During your time in school, you may have encountered the following scenario. After a long day of in-class learning, you have to muster the energy to complete homework assignments. With darkness falling, you have to prioritize these assignments, beginning with the most pressing. Once you’ve gotten through that punishing problem set and polished your English essay to perfection, you come to the realization that you still have a mound of reading for your history class. Fatigued, you turn to the text and—perhaps resisting the urge to daydream—start reading dense passages about American foreign policy. As you do so, you wield your highlighter or pen, quickly transforming a drab, monochromatic page into an array of colors or marks. 

If this experience is familiar, then the following scenario might be as well. A month after reading the text, you sit down to prepare for a big history test or paper. You take out and scan your notebook. Key concepts, such as the Dawes Plan, and trends, like the causes of the drift toward the Second World War, seem muddled or entirely absent. You then pick up your textbook, turn to the relevant passage or chapter, and realize that you are unable to recall the information there and find the colorful or jagged streaks of frustratingly little help. By now perhaps panicked, you begin re-reading the chapter, eating up precious studying or writing time as you do so. 

These vignettes of hypothetical study or writing sessions demonstrate the pitfalls of approaching texts—historical or otherwise—with overzealous highlighters or pens. In these scenarios, the effortless glide of the highlighter or pen becomes a substitute for the more difficult work of synthesizing and interpreting the facts and arguments of the text. The text becomes a scholastic prop instead of a powerful study aid.

If approached purposefully, however, reading becomes a useful tool for learning that reinforces and expands on classwork and lectures. Authors have already done much of the hard work for you. They have read many sources, identified and interpreted important ideas and trends within, and condensed the material into text. Think of texts as silent teachers. As you read, pose questions and note concepts or passages that are confusing. Above all, try to summarize and integrate the information and arguments presented in the text into your preexisting subject knowledge and within the framework of the course.

There are a number of tips—many covered in Cambridge Coaching’s blog—for how to record and later recall such information. One method, however, that you might like to try involves refraining from underlining or highlighting altogether. Instead, take notes and jot down or type up questions and essential concepts in a notebook or on a computer. Once finished reading, succinctly define these concepts and write or type a brief summary of the arguments advanced in the sections or chapters. Keep your notes organized in a binder or in well-ordered computer files. Then, the next time you’re preparing to take a test or write a term paper, you can quickly and efficiently access targeted information vital to the assignment at hand.
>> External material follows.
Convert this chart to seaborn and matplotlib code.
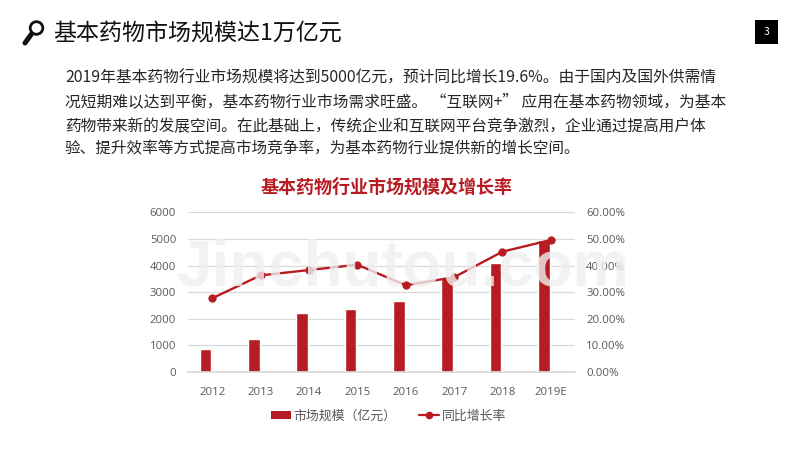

In the end, though, learning is a highly individualized practice. If in-text highlighting or underlining helps you retain information and improves your comprehension, then by all means continue doing so! However, if you find yourself struggling to amass and manage information in preparation for tests or papers, you may consider incorporating the methods described here into your repertoire. It may make studying and writing much easier. It may even boost your grades.